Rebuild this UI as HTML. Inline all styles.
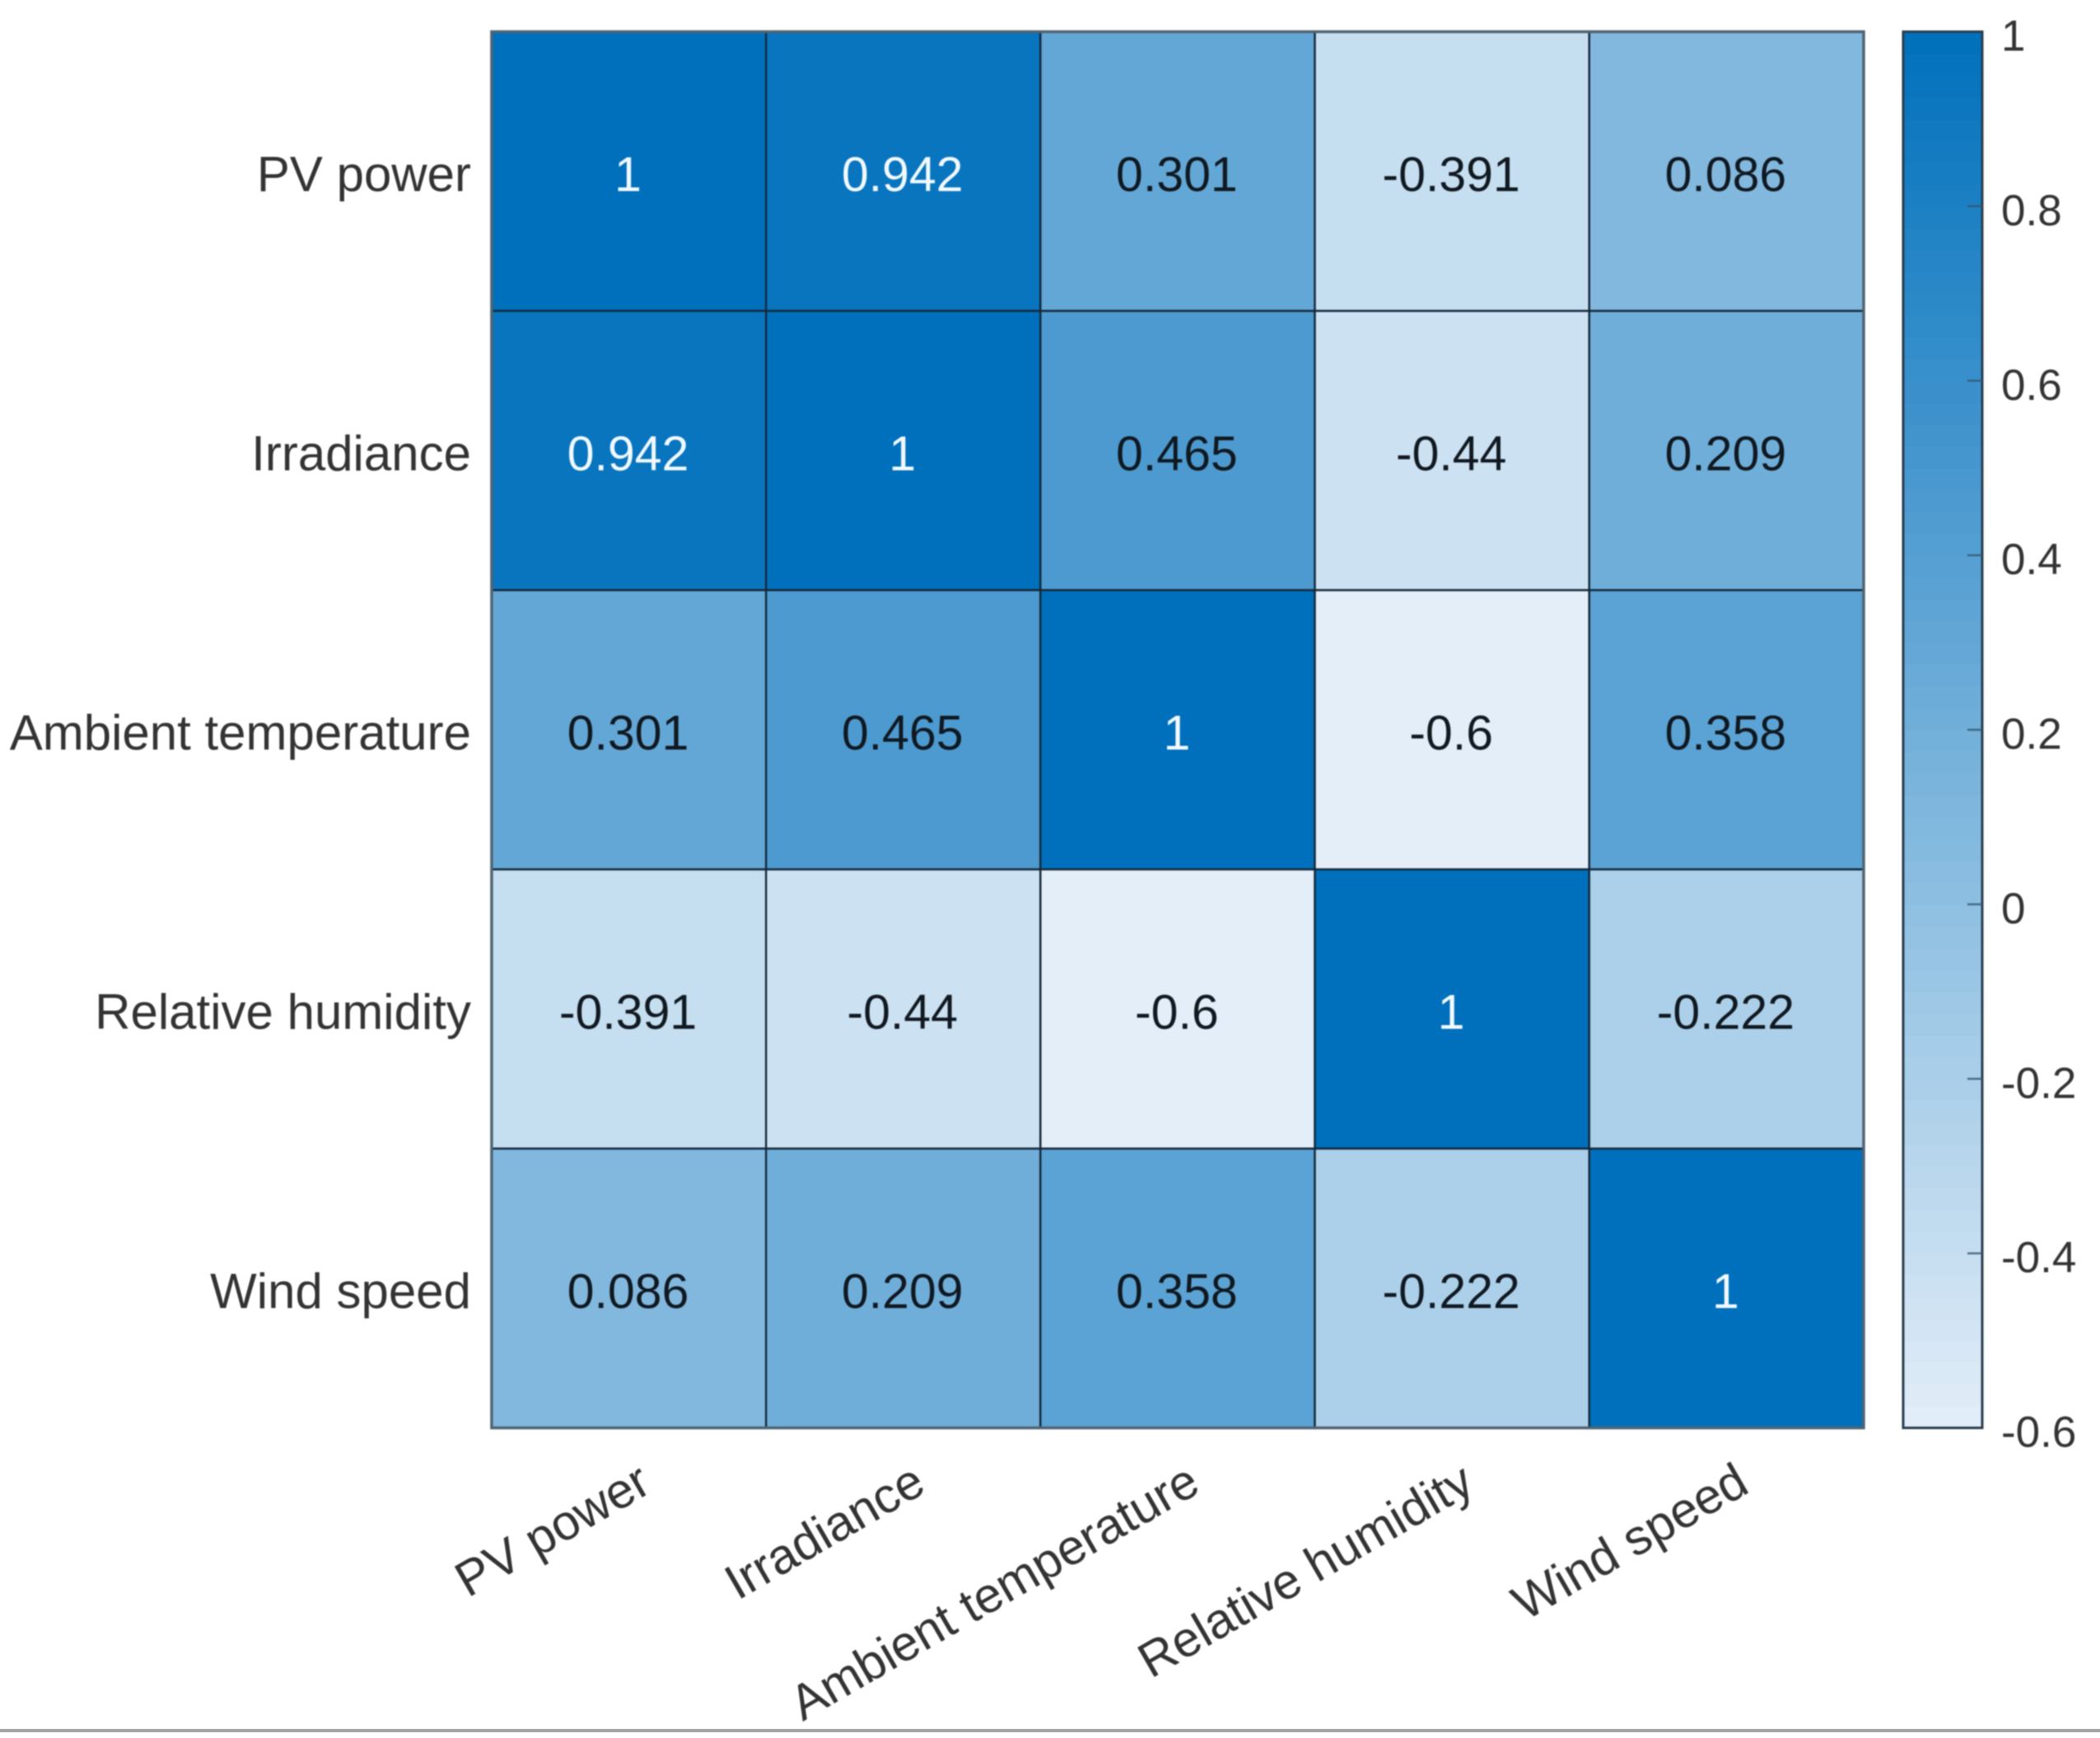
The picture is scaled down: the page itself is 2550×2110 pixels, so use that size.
<!DOCTYPE html>
<html lang="en">
<head>
<meta charset="utf-8">
<title>Correlation heatmap</title>
<style>
html,body{margin:0;padding:0;background:#fff;width:2550px;height:2110px;overflow:hidden}
svg{display:block}
text{font-family:"Liberation Sans",Arial,sans-serif}
</style>
</head>
<body>
<svg id="chart" xmlns="http://www.w3.org/2000/svg" width="2550" height="2110" viewBox="0 0 2550 2110">
  <rect x="0" y="0" width="2550" height="2110" fill="#ffffff"/>
  <g id="content" style="filter:blur(0.8px)"></g>
  <rect x="0" y="2099" width="2550" height="4" fill="#a3a3a3"/>
</svg>
<script>
const categories = ["PV power", "Irradiance", "Ambient temperature", "Relative humidity", "Wind speed"];
const rowPvPower = [1, 0.942, 0.301, -0.391, 0.086];
const rowIrradiance = [0.942, 1, 0.465, -0.44, 0.209];
const rowAmbientTemperature = [0.301, 0.465, 1, -0.6, 0.358];
const rowRelativeHumidity = [-0.391, -0.44, -0.6, 1, -0.222];
const rowWindSpeed = [0.086, 0.209, 0.358, -0.222, 1];
const colorbarTicks = [1, 0.8, 0.6, 0.4, 0.2, 0, -0.2, -0.4, -0.6];

const matrixRows = [rowPvPower, rowIrradiance, rowAmbientTemperature, rowRelativeHumidity, rowWindSpeed];

const SVGNS = "http://www.w3.org/2000/svg";
const content = document.getElementById("content");

const plot = {left: 597, right: 2263, top: 38.5, bottom: 1733.5};
const bar = {left: 2311, right: 2407, top: 38.5, bottom: 1733.5};
const domainMin = -0.6;
const domainMax = 1;
const lowColor = [227, 238, 248];
const highColor = [0, 112, 188];

function xBand(i) { return plot.left + (plot.right - plot.left) * i / categories.length; }
function yBand(i) { return plot.top + (plot.bottom - plot.top) * i / categories.length; }
function barY(v) { return bar.bottom - (v - domainMin) / (domainMax - domainMin) * (bar.bottom - bar.top); }
function colorOf(v) {
  const t = Math.max(0, Math.min(1, (v - domainMin) / (domainMax - domainMin)));
  const c = lowColor.map(function (lo, k) { return Math.round(lo + (highColor[k] - lo) * t); });
  return "rgb(" + c.join(",") + ")";
}
function make(tag, attrs, parent) {
  const el = document.createElementNS(SVGNS, tag);
  Object.keys(attrs).forEach(function (k) { el.setAttribute(k, attrs[k]); });
  parent.appendChild(el);
  return el;
}
function slug(s) { return s.toLowerCase().replace(/\s+/g, "-"); }

/* heatmap cells and printed values */
matrixRows.forEach(function (row, r) {
  row.forEach(function (value, c) {
    const cell = make("rect", {
      x: xBand(c), y: yBand(r),
      width: xBand(c + 1) - xBand(c), height: yBand(r + 1) - yBand(r),
      fill: colorOf(value), stroke: "#14283a", "stroke-width": 2.4
    }, content);
    
    
  });
});
matrixRows.forEach(function (row, r) {
  row.forEach(function (value, c) {
    const label = make("text", {
      x: (xBand(c) + xBand(c + 1)) / 2 - 1, y: (yBand(r) + yBand(r + 1)) / 2 + 24,
      "text-anchor": "middle", "font-size": 59,
      fill: value > 0.9 ? "#f2f9ff" : "#101820"
    }, content);
    label.textContent = String(value);
    
    
  });
});

/* outer plot border */
const frame = make("rect", {
  x: plot.left, y: plot.top, width: plot.right - plot.left, height: plot.bottom - plot.top,
  fill: "none", stroke: "#4f6473", "stroke-width": 3.5
}, content);



/* y category labels */
categories.forEach(function (name, i) {
  const label = make("text", {
    x: 572, y: (yBand(i) + yBand(i + 1)) / 2 + 24,
    "text-anchor": "end", "font-size": 60, fill: "#333333"
  }, content);
  label.textContent = name;
  
  
});

/* x category labels, rotated 30 degrees */
categories.forEach(function (name, i) {
  const ax = (xBand(i) + xBand(i + 1)) / 2 + 30;
  const ay = 1810;
  const label = make("text", {
    x: ax, y: ay, "text-anchor": "end", "font-size": 60, fill: "#333333",
    transform: "rotate(-30 " + ax + " " + ay + ")"
  }, content);
  label.textContent = name;
  
  
});

/* colorbar gradient */
const barGroup = make("g", {}, content);


const steps = 64;
for (let s = 0; s < steps; s++) {
  const vLow = domainMin + (domainMax - domainMin) * s / steps;
  const vHigh = domainMin + (domainMax - domainMin) * (s + 1) / steps;
  const swatch = make("rect", {
    x: bar.left, y: barY(vHigh), width: bar.right - bar.left,
    height: barY(vLow) - barY(vHigh) + 0.6, fill: colorOf((vLow + vHigh) / 2)
  }, barGroup);
  
  
}
const barFrame = make("rect", {
  x: bar.left, y: bar.top, width: bar.right - bar.left, height: bar.bottom - bar.top,
  fill: "none", stroke: "#2a3d4e", "stroke-width": 3
}, content);



/* colorbar ticks and labels */
colorbarTicks.forEach(function (v) {
  const y = barY(v);
  if (v !== domainMax && v !== domainMin) {
    const tick = make("line", {
      x1: bar.right - 18, x2: bar.right, y1: y, y2: y,
      stroke: "#33566f", "stroke-width": 2.4, "stroke-opacity": 0.8
    }, content);
    
    
  }
  const label = make("text", {
    x: 2430, y: y + 23, "font-size": 53, fill: "#333333"
  }, content);
  label.textContent = String(v);
  
  
});
</script>
</body>
</html>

______________________________

# What is asked
Write the material out again exactly as it appears, dropping the pictures.

# The reply
Rebuild this UI as HTML. Inline all styles.
The picture is scaled down: the page itself is 2550×2110 pixels, so use that size.
<!DOCTYPE html>
<html lang="en">
<head>
<meta charset="utf-8">
<title>Correlation heatmap</title>
<style>
html,body{margin:0;padding:0;background:#fff;width:2550px;height:2110px;overflow:hidden}
svg{display:block}
text{font-family:"Liberation Sans",Arial,sans-serif}
</style>
</head>
<body>
<svg id="chart" xmlns="http://www.w3.org/2000/svg" width="2550" height="2110" viewBox="0 0 2550 2110">
  <rect x="0" y="0" width="2550" height="2110" fill="#ffffff"/>
  <g id="content" style="filter:blur(0.8px)"></g>
  <rect x="0" y="2099" width="2550" height="4" fill="#a3a3a3"/>
</svg>
<script>
const categories = ["PV power", "Irradiance", "Ambient temperature", "Relative humidity", "Wind speed"];
const rowPvPower = [1, 0.942, 0.301, -0.391, 0.086];
const rowIrradiance = [0.942, 1, 0.465, -0.44, 0.209];
const rowAmbientTemperature = [0.301, 0.465, 1, -0.6, 0.358];
const rowRelativeHumidity = [-0.391, -0.44, -0.6, 1, -0.222];
const rowWindSpeed = [0.086, 0.209, 0.358, -0.222, 1];
const colorbarTicks = [1, 0.8, 0.6, 0.4, 0.2, 0, -0.2, -0.4, -0.6];

const matrixRows = [rowPvPower, rowIrradiance, rowAmbientTemperature, rowRelativeHumidity, rowWindSpeed];

const SVGNS = "http://www.w3.org/2000/svg";
const content = document.getElementById("content");

const plot = {left: 597, right: 2263, top: 38.5, bottom: 1733.5};
const bar = {left: 2311, right: 2407, top: 38.5, bottom: 1733.5};
const domainMin = -0.6;
const domainMax = 1;
const lowColor = [227, 238, 248];
const highColor = [0, 112, 188];

function xBand(i) { return plot.left + (plot.right - plot.left) * i / categories.length; }
function yBand(i) { return plot.top + (plot.bottom - plot.top) * i / categories.length; }
function barY(v) { return bar.bottom - (v - domainMin) / (domainMax - domainMin) * (bar.bottom - bar.top); }
function colorOf(v) {
  const t = Math.max(0, Math.min(1, (v - domainMin) / (domainMax - domainMin)));
  const c = lowColor.map(function (lo, k) { return Math.round(lo + (highColor[k] - lo) * t); });
  return "rgb(" + c.join(",") + ")";
}
function make(tag, attrs, parent) {
  const el = document.createElementNS(SVGNS, tag);
  Object.keys(attrs).forEach(function (k) { el.setAttribute(k, attrs[k]); });
  parent.appendChild(el);
  return el;
}
function slug(s) { return s.toLowerCase().replace(/\s+/g, "-"); }

/* heatmap cells and printed values */
matrixRows.forEach(function (row, r) {
  row.forEach(function (value, c) {
    const cell = make("rect", {
      x: xBand(c), y: yBand(r),
      width: xBand(c + 1) - xBand(c), height: yBand(r + 1) - yBand(r),
      fill: colorOf(value), stroke: "#14283a", "stroke-width": 2.4
    }, content);
    
    
  });
});
matrixRows.forEach(function (row, r) {
  row.forEach(function (value, c) {
    const label = make("text", {
      x: (xBand(c) + xBand(c + 1)) / 2 - 1, y: (yBand(r) + yBand(r + 1)) / 2 + 24,
      "text-anchor": "middle", "font-size": 59,
      fill: value > 0.9 ? "#f2f9ff" : "#101820"
    }, content);
    label.textContent = String(value);
    
    
  });
});

/* outer plot border */
const frame = make("rect", {
  x: plot.left, y: plot.top, width: plot.right - plot.left, height: plot.bottom - plot.top,
  fill: "none", stroke: "#4f6473", "stroke-width": 3.5
}, content);



/* y category labels */
categories.forEach(function (name, i) {
  const label = make("text", {
    x: 572, y: (yBand(i) + yBand(i + 1)) / 2 + 24,
    "text-anchor": "end", "font-size": 60, fill: "#333333"
  }, content);
  label.textContent = name;
  
  
});

/* x category labels, rotated 30 degrees */
categories.forEach(function (name, i) {
  const ax = (xBand(i) + xBand(i + 1)) / 2 + 30;
  const ay = 1810;
  const label = make("text", {
    x: ax, y: ay, "text-anchor": "end", "font-size": 60, fill: "#333333",
    transform: "rotate(-30 " + ax + " " + ay + ")"
  }, content);
  label.textContent = name;
  
  
});

/* colorbar gradient */
const barGroup = make("g", {}, content);


const steps = 64;
for (let s = 0; s < steps; s++) {
  const vLow = domainMin + (domainMax - domainMin) * s / steps;
  const vHigh = domainMin + (domainMax - domainMin) * (s + 1) / steps;
  const swatch = make("rect", {
    x: bar.left, y: barY(vHigh), width: bar.right - bar.left,
    height: barY(vLow) - barY(vHigh) + 0.6, fill: colorOf((vLow + vHigh) / 2)
  }, barGroup);
  
  
}
const barFrame = make("rect", {
  x: bar.left, y: bar.top, width: bar.right - bar.left, height: bar.bottom - bar.top,
  fill: "none", stroke: "#2a3d4e", "stroke-width": 3
}, content);



/* colorbar ticks and labels */
colorbarTicks.forEach(function (v) {
  const y = barY(v);
  if (v !== domainMax && v !== domainMin) {
    const tick = make("line", {
      x1: bar.right - 18, x2: bar.right, y1: y, y2: y,
      stroke: "#33566f", "stroke-width": 2.4, "stroke-opacity": 0.8
    }, content);
    
    
  }
  const label = make("text", {
    x: 2430, y: y + 23, "font-size": 53, fill: "#333333"
  }, content);
  label.textContent = String(v);
  
  
});
</script>
</body>
</html>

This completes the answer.